I'm writing an essay on the English puritans. The essay question asks: Why were the puritans a "hotter sort of protestant"?

Googling for the term "hotter sort" shows it's a fairly common way of describing the puritans but I can't locate the original source of the phrase. 



Has anyone come across the saying and able to give me the original source?

Thanks for the help.


----------



## NaphtaliPress (Feb 7, 2006)

Never heard it before now. _Killjoy,_ but not that one.


----------



## TimeRedeemer (Feb 7, 2006)

I googled "hotter kind of protestant" and found this.
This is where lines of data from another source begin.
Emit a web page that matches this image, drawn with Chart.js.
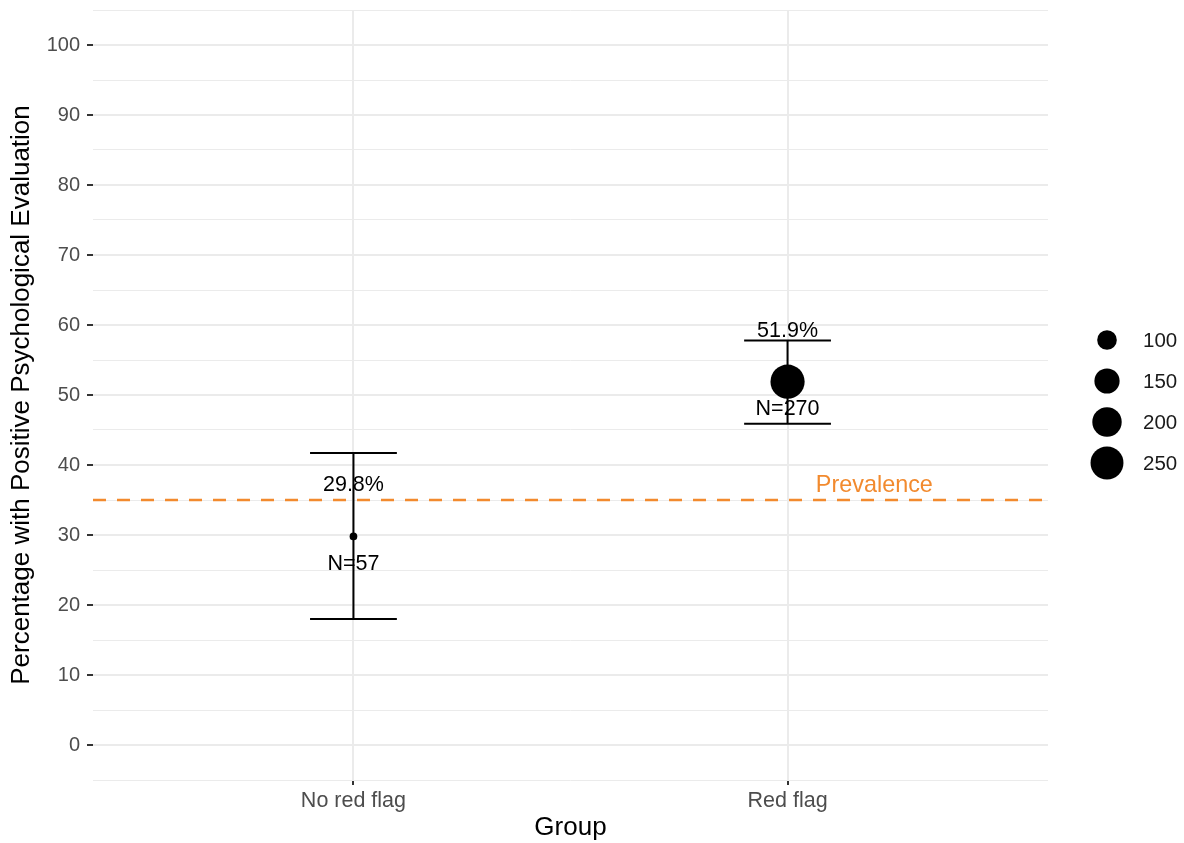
<!DOCTYPE html>
<html>
<head>
<meta charset="utf-8">
<script src="https://cdn.jsdelivr.net/npm/chart.js@4/dist/chart.umd.min.js"></script>
<style>
  html, body { margin: 0; padding: 0; background: #fff; }
  #wrap { width: 1184px; height: 843px; }
</style>
</head>
<body>
<div id="wrap"><canvas id="chart" width="1184" height="843"></canvas></div>
<script>
// data
const groups = ['No red flag', 'Red flag'];
const pct = [29.8, 51.9];
const lower = [18.0, 45.9];
const upper = [41.7, 57.8];
const nObs = [57, 270];
const prevalence = 35;
const sizeBreaks = [100, 150, 200, 250];

const FONT = "'Liberation Sans', Arial, sans-serif";
const ORANGE = '#F28A2E';

// ggplot-like area scale: size 1..6 over the N range
function radiusFor(n) {
    const lo = Math.min(...nObs), hi = Math.max(...nObs);
    const t = Math.max(0, Math.min(1, (n - lo) / (hi - lo)));
    const size = 1 + 5 * Math.sqrt(t);
    return 1.2 + 2.65 * size;
}

const overlays = {
    id: 'overlays',
    beforeDatasetsDraw(chart) {
        const { ctx, chartArea: a, scales: { x, y } } = chart;
        ctx.save();
        // prevalence line
        ctx.strokeStyle = ORANGE;
        ctx.lineWidth = 2.6;
        ctx.setLineDash([13, 11]);
        const py = y.getPixelForValue(prevalence);
        ctx.beginPath();
        ctx.moveTo(a.left, py);
        ctx.lineTo(a.right, py);
        ctx.stroke();
        ctx.setLineDash([]);
        // error bars
        ctx.strokeStyle = '#000';
        ctx.lineWidth = 2;
        groups.forEach((g, i) => {
            const cx = x.getPixelForValue(i + 1);
            const l = x.getPixelForValue(i + 1 - 0.1);
            const r = x.getPixelForValue(i + 1 + 0.1);
            const yl = y.getPixelForValue(lower[i]);
            const yu = y.getPixelForValue(upper[i]);
            ctx.beginPath();
            ctx.moveTo(cx, yl); ctx.lineTo(cx, yu);
            ctx.moveTo(l, yl); ctx.lineTo(r, yl);
            ctx.moveTo(l, yu); ctx.lineTo(r, yu);
            ctx.stroke();
        });
        ctx.restore();
    },
    afterDatasetsDraw(chart) {
        const { ctx, scales: { x, y } } = chart;
        ctx.save();
        ctx.textAlign = 'center';
        ctx.textBaseline = 'middle';
        ctx.fillStyle = '#000';
        ctx.font = '21.5px ' + FONT;
        groups.forEach((g, i) => {
            const cx = x.getPixelForValue(i + 1);
            ctx.fillText(pct[i].toFixed(1) + '%', cx, y.getPixelForValue(pct[i] + 7.3));
            ctx.fillText('N=' + nObs[i], cx, y.getPixelForValue(pct[i] - 3.9));
        });
        ctx.fillStyle = ORANGE;
        ctx.font = '23.4px ' + FONT;
        ctx.fillText('Prevalence', x.getPixelForValue(2.2), y.getPixelForValue(prevalence + 2.0));

        // size legend
        ctx.textAlign = 'left';
        ctx.font = '20.5px ' + FONT;
        sizeBreaks.forEach((b, i) => {
            const ly = 340 + i * 41;
            ctx.fillStyle = '#000';
            ctx.beginPath();
            ctx.arc(1107, ly, radiusFor(b), 0, Math.PI * 2);
            ctx.fill();
            ctx.fillStyle = '#1A1A1A';
            ctx.fillText(String(b), 1143, ly + 1);
        });
        ctx.restore();
    }
};

new Chart(document.getElementById('chart'), {
    type: 'bubble',
    data: {
        datasets: [{
            data: groups.map((g, i) => ({ x: i + 1, y: pct[i], r: radiusFor(nObs[i]) })),
            backgroundColor: '#000',
            borderColor: '#000',
            borderWidth: 0,
            hoverRadius: 0
        }]
    },
    options: {
        responsive: false,
        animation: false,
        layout: { autoPadding: false, padding: { top: 10, right: 136, bottom: 0, left: 0 } },
        plugins: { legend: { display: false }, tooltip: { enabled: false } },
        scales: {
            x: {
                type: 'linear',
                min: 0.4,
                max: 2.6,
                afterBuildTicks: s => { s.ticks = groups.map((g, i) => ({ value: i + 1 })); },
                afterFit: s => { s.height = 63; s.paddingLeft = 0; s.paddingRight = 0; },
                border: { display: false },
                grid: { color: '#EBEBEB', lineWidth: 2, tickColor: '#333', tickLength: 5 },
                ticks: {
                    padding: 3,
                    color: '#4D4D4D',
                    font: { family: FONT, size: 21.5 },
                    callback: v => groups[v - 1] || ''
                },
                title: {
                    display: true, text: 'Group', color: '#000',
                    font: { family: FONT, size: 26 },
                    padding: { top: 0, bottom: 0 }
                }
            },
            y: {
                min: -5,
                max: 105,
                afterBuildTicks: s => {
                    const t = [];
                    for (let v = -5; v <= 105; v += 5) t.push({ value: v });
                    s.ticks = t;
                },
                afterFit: s => { s.width = 93; s.paddingTop = 0; s.paddingBottom = 0; },
                border: { display: false },
                grid: {
                    color: '#EBEBEB',
                    lineWidth: c => (c.tick && c.tick.value % 10 === 0) ? 2 : 1,
                    tickColor: c => (c.tick && c.tick.value % 10 === 0) ? '#333' : 'rgba(0,0,0,0)',
                    tickLength: 6
                },
                ticks: {
                    padding: 7,
                    color: '#4D4D4D',
                    font: { family: FONT, size: 20 },
                    callback: v => (v % 10 === 0 && v >= 0 && v <= 100) ? String(v) : ''
                },
                title: {
                    display: true, text: 'Percentage with Positive Psychological Evaluation', color: '#000',
                    font: { family: FONT, size: 26 },
                    padding: { top: 6, bottom: 0 }
                }
            }
        }
    },
    plugins: [overlays]
});
</script>
</body>
</html>
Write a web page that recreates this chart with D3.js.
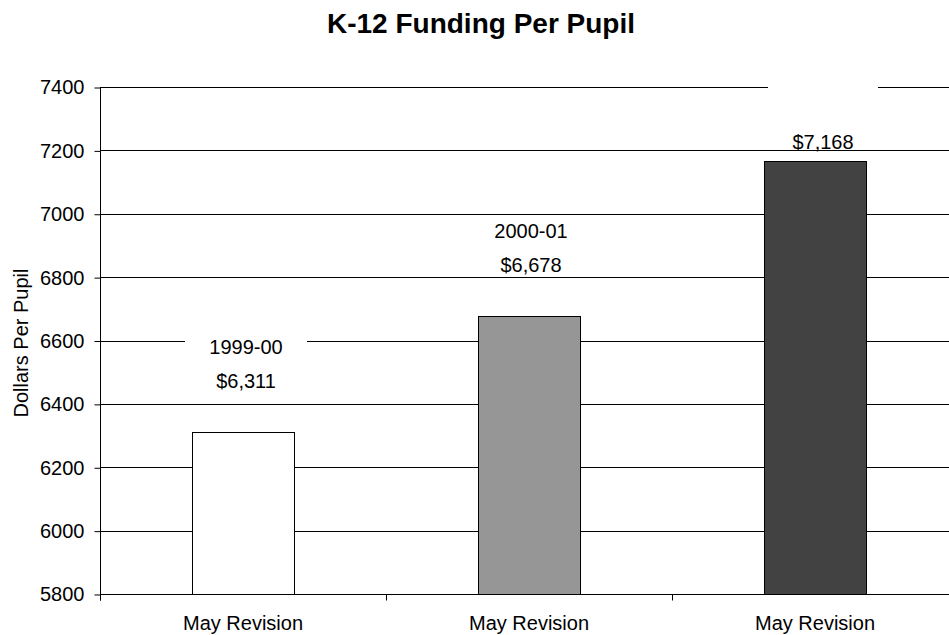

_At first it [the word 'Puritan'] was the term used to describe those who wanted the Protestant Reformation to be carried out more thoroughly (some called them 'a hotter kind of Protestant')..._

"some" called them... Probably doesn't have a single source origin...


----------



## SharpeningIron (Feb 7, 2006)

> _Originally posted by TimeRedeemer_
> I googled "hotter kind of protestant" and found this.



Hmmm......interesting link, the author managed to misspell puritan in the url and the title!

You may be right about the "some" not pointing to an original source, but I've seen it in quotes a number of times which suggests there is one. Thanks for trying.

Anyone else!


----------



## VirginiaHuguenot (Mar 7, 2006)

I may be mistaken but I think the term "hotter sort of Protestant" is employed by Patrick Collinson in his 1967 book _The Elizabethan Puritan Movement_.


----------



## SharpeningIron (Mar 9, 2006)

> _Originally posted by VirginiaHuguenot_
> I may be mistaken but I think the term "hotter sort of Protestant" is employed by Patrick Collinson in his 1967 book _The Elizabethan Puritan Movement_.



You're quite right, I subsequently found the reference. Sorry guys I should have posted here. Collinson uses the term, he is quoting a elizabethan pamphleteer. The reference is on pg 27 of _The Elizabethan Puritan Movement._


----------



## Semper Fidelis (Mar 9, 2006)

Is it because they were so physically attractive?


----------



## Philip A (Mar 9, 2006)

> _Originally posted by SemperFideles_
> Is it because they were so physically attractive?



True. You know what they said about all the powder that John Owen put in his hair... it must have made him a favorite among the lady types.


----------



## LadyFlynt (Mar 9, 2006)

Actually, ya'll are treading near the truth. According to Morgan's A Puritan Family, it was quite common for there to be confessions from the betrothed couples right prior to the weddings.


----------



## Puritanhead (Mar 9, 2006)

> _Originally posted by SemperFideles_
> Is it because they were so physically attractive?



No, it's because they wore two many layers of clothing...


----------